The Irby’s remained devoted to each other, raising a daughter and son, Pamela Irby and Lyn Irby, often working together, as well as traveling. Irby loved to ride motorcycles and the couple took several trips aboard his two-wheeled rides, first a Harley-Davidson and then a Honda Goldwing, the second one to be purchased in Grayson County, according to Irby’s daughter. Some of Irby’s favorite destinations were Big Bend and the Grand Canyon. But traveling to anywhere is worth the effort, according to Irby, who says he believes the United States is “God’s pick” and "the crown of the land." He says he regrets not getting to see Alaska and still wishes he could have another plane ride through the Grand Canyon.
“The United States has everything,” said Irby with enthusiasm.
Irby lost his life partner and travel companion, Bernice, several years ago, just a few weeks short of their 75th wedding anniversary.

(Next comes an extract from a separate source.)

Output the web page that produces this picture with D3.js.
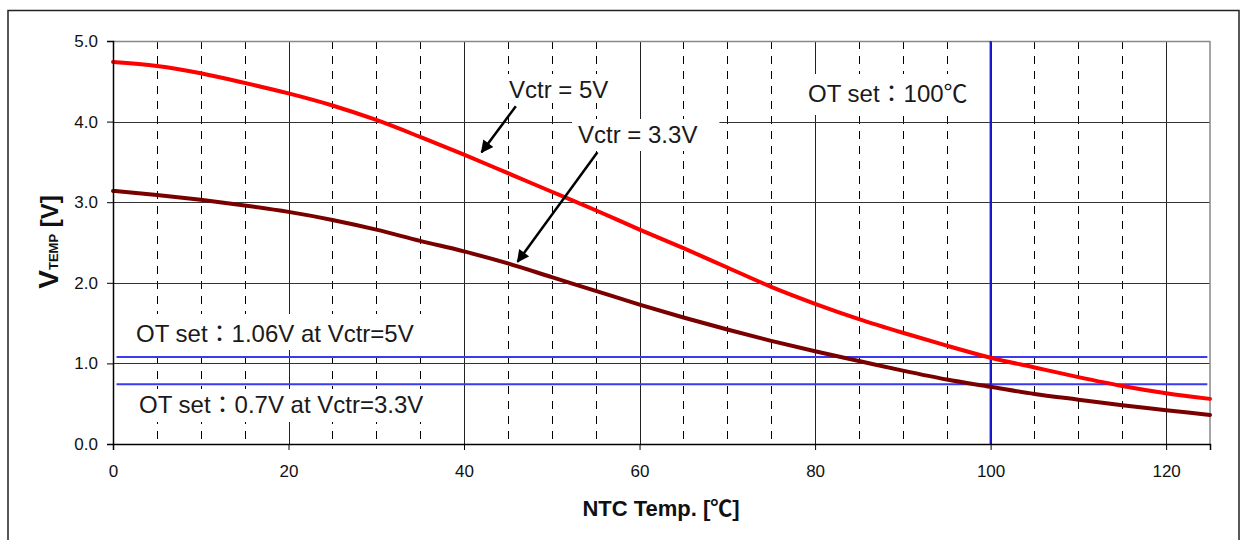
<!DOCTYPE html>
<html>
<head>
<meta charset="utf-8">
<script src="https://cdn.jsdelivr.net/npm/d3@7"></script>
<style>
html,body{margin:0;padding:0;background:#fff;}
svg{display:block;}
text{font-family:"Liberation Sans",Arial,"Noto Sans CJK KR",sans-serif;}
</style>
</head>
<body>
<svg id="chart" width="1241" height="540"></svg>
<script>
// ---- data ----
const temps = [0,5,10,15,20,25,30,35,40,45,50,55,60,65,70,75,80,85,90,95,100,105,110,115,120,125];
const vtemp5V = [4.74,4.69,4.60,4.48,4.35,4.20,4.02,3.81,3.59,3.36,3.13,2.90,2.66,2.43,2.19,1.95,1.74,1.55,1.38,1.22,1.07,0.95,0.83,0.72,0.63,0.56];
const vtemp33V = [3.14,3.09,3.03,2.96,2.88,2.78,2.66,2.52,2.39,2.24,2.07,1.90,1.73,1.57,1.42,1.28,1.15,1.03,0.91,0.80,0.71,0.62,0.55,0.48,0.42,0.36];
const otTemp = 100;
const otLevels = [1.08, 0.74];
const xTicks = [0,20,40,60,80,100,120];
const xMinorTicks = [5,10,15,25,30,35,45,50,55,65,70,75,85,90,95,105,110,115];
const yTicks = [0,1,2,3,4,5];

const svg = d3.select("#chart");
const x = d3.scaleLinear().domain([0,125]).range([113,1210]);
const y = d3.scaleLinear().domain([0,5]).range([444,41]);

// outer frame
svg.append("rect").attr("x",8).attr("y",10.5).attr("width",1231).attr("height",560)
  .attr("fill","none").attr("stroke","#222").attr("stroke-width",1.5);

const g = svg.append("g");

// minor vertical dashed grid
g.selectAll(".vminor").data(xMinorTicks).join("line")
  .attr("x1",d=>Math.round(x(d))+0.5).attr("x2",d=>Math.round(x(d))+0.5)
  .attr("y1",y(5)).attr("y2",y(0))
  .attr("stroke","#000").attr("stroke-width",1).attr("stroke-dasharray","8,7");
// major vertical grid
g.selectAll(".vmajor").data(xTicks.filter(d=>d>0)).join("line")
  .attr("x1",d=>Math.round(x(d))+0.5).attr("x2",d=>Math.round(x(d))+0.5)
  .attr("y1",y(5)).attr("y2",y(0))
  .attr("stroke","#222").attr("stroke-width",1);
// horizontal grid
g.selectAll(".hgrid").data(yTicks.filter(d=>d>0 && d<5)).join("line")
  .attr("x1",x(0)).attr("x2",x(125))
  .attr("y1",d=>Math.round(y(d))+0.5).attr("y2",d=>Math.round(y(d))+0.5)
  .attr("stroke","#333").attr("stroke-width",1);

// top & right border
g.append("line").attr("x1",x(0)).attr("x2",x(125)).attr("y1",y(5)+0.5).attr("y2",y(5)+0.5)
  .attr("stroke","#888").attr("stroke-width",1.5);
g.append("line").attr("x1",x(125)).attr("x2",x(125)).attr("y1",y(5)).attr("y2",y(0))
  .attr("stroke","#888").attr("stroke-width",1.5);

// label boxes + text (white background hides grid)
const labelFont = 24;
const labels = [
  {t:"Vctr = 5V", x:509, y:98, padL:8, padR:8, padT:2, padB:0},
  {t:"Vctr = 3.3V", x:578, y:143, padL:6, padR:22, padT:2, padB:3},
  {t:"OT set\uFF1A100\u2103", x:808, y:102, padL:8, padR:8, padT:6, padB:8},
  {t:"OT set\uFF1A1.06V at Vctr=5V", x:136, y:342, padL:10, padR:10, padT:6, padB:3},
  {t:"OT set\uFF1A0.7V at Vctr=3.3V", x:139, y:413, padL:10, padR:10, padT:2, padB:4}
];
const boxLayer = g.append("g");
const lineLayer = g.append("g");
const textLayer = g.append("g");
labels.forEach(l=>{
  const t = textLayer.append("text").attr("x",l.x).attr("y",l.y)
    .attr("font-size",labelFont).attr("fill","#1a1a1a").text(l.t);
  const bb = t.node().getBBox();
  boxLayer.append("rect").attr("x",bb.x-l.padL).attr("y",bb.y-l.padT)
    .attr("width",bb.width+l.padL+l.padR).attr("height",bb.height+l.padT+l.padB)
    .attr("fill","#fff");
});

// OT reference lines
lineLayer.selectAll(".ot").data(otLevels).join("line")
  .attr("x1",x(0.4)).attr("x2",x(124.7))
  .attr("y1",d=>y(d)).attr("y2",d=>y(d))
  .attr("stroke","#3a3af0").attr("stroke-width",2);
lineLayer.append("line").attr("x1",x(otTemp)).attr("x2",x(otTemp))
  .attr("y1",y(5)).attr("y2",y(0))
  .attr("stroke","#1a1ad0").attr("stroke-width",2);

// curves
const line = d3.line().x(d=>x(d[0])).y(d=>y(d[1])).curve(d3.curveMonotoneX);
lineLayer.append("path").datum(temps.map((t,i)=>[t,vtemp33V[i]]))
  .attr("d",line).attr("fill","none").attr("stroke","#7a0000").attr("stroke-width",4)
  .attr("stroke-linejoin","round").attr("stroke-linecap","round");
lineLayer.append("path").datum(temps.map((t,i)=>[t,vtemp5V[i]]))
  .attr("d",line).attr("fill","none").attr("stroke","#ff0000").attr("stroke-width",4)
  .attr("stroke-linejoin","round").attr("stroke-linecap","round");

// axes
const xAxis = d3.axisBottom(x).tickValues(xTicks).tickSize(6).tickFormat(d3.format("d"));
const xg = svg.append("g").attr("transform",`translate(0,${y(0)})`).call(xAxis);
xg.select(".domain").attr("stroke","#000").attr("stroke-width",1.5);
xg.selectAll(".tick line").attr("stroke","#000");
xg.selectAll(".tick text").attr("font-size",17).attr("fill","#111").attr("y",21)
  .attr("font-family",'"Liberation Sans",Arial,sans-serif');

const yAxis = d3.axisLeft(y).tickValues(yTicks).tickSize(6).tickFormat(d3.format(".1f"));
const yg = svg.append("g").attr("transform",`translate(${x(0)},0)`).call(yAxis);
yg.select(".domain").attr("stroke","#000").attr("stroke-width",1.5);
yg.selectAll(".tick line").attr("stroke","#000");
yg.selectAll(".tick text").attr("font-size",17).attr("fill","#111").attr("x",-15)
  .attr("font-family",'"Liberation Sans",Arial,sans-serif');

// arrows
const defs = svg.append("defs");
defs.append("marker").attr("id","ah").attr("viewBox","0 0 10 10").attr("refX",9).attr("refY",5)
  .attr("markerWidth",5.5).attr("markerHeight",5).attr("markerUnits","strokeWidth").attr("orient","auto")
  .append("path").attr("d","M0,0 L10,5 L0,10 Z").attr("fill","#000");
const arrows = [
  {from:[45.9,4.19], to:[42.0,3.62]},
  {from:[55.2,3.62], to:[46.1,2.26]}
];
textLayer.selectAll(".arrow").data(arrows).join("line")
  .attr("x1",d=>x(d.from[0])).attr("y1",d=>y(d.from[1]))
  .attr("x2",d=>x(d.to[0])).attr("y2",d=>y(d.to[1]))
  .attr("stroke","#000").attr("stroke-width",2.5).attr("marker-end","url(#ah)");

// axis titles
svg.append("text").attr("x",661).attr("y",516).attr("text-anchor","middle")
  .attr("font-size",22).attr("font-weight","bold").attr("fill","#111")
  .text("NTC Temp. [\u2103]");
const yt = svg.append("text").attr("transform","translate(58,242) rotate(-90)")
  .attr("text-anchor","middle").attr("font-weight","bold").attr("fill","#111");
yt.append("tspan").attr("font-size",28).text("V");
yt.append("tspan").attr("font-size",13).text("TEMP");
yt.append("tspan").attr("font-size",24).text(" [V]");
</script>
</body>
</html>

To pass the time these days, Irby tries to remain active and as up to date as possible with today’s technology. He uses his iPhone and the Internet and even has Facebook, though he hasn’t mastered them completely per Pam Irby. Still driving, the determined 100-year-old treats himself to chicken wings one or more times a week at one of his favorite eateries, Chicken Express, and even drives to east Texas to visit with one of his two remaining brothers. He’s also active in his church and enjoys visitors anytime anyone has a chance to come see him.
“I really like people,” said Irby.
Irby’s former students, friends, neighbors and co-workers are welcomed to attend his 100th birthday reception from 2-4 p.m. July 31 at Parkside Baptist Church in Denison.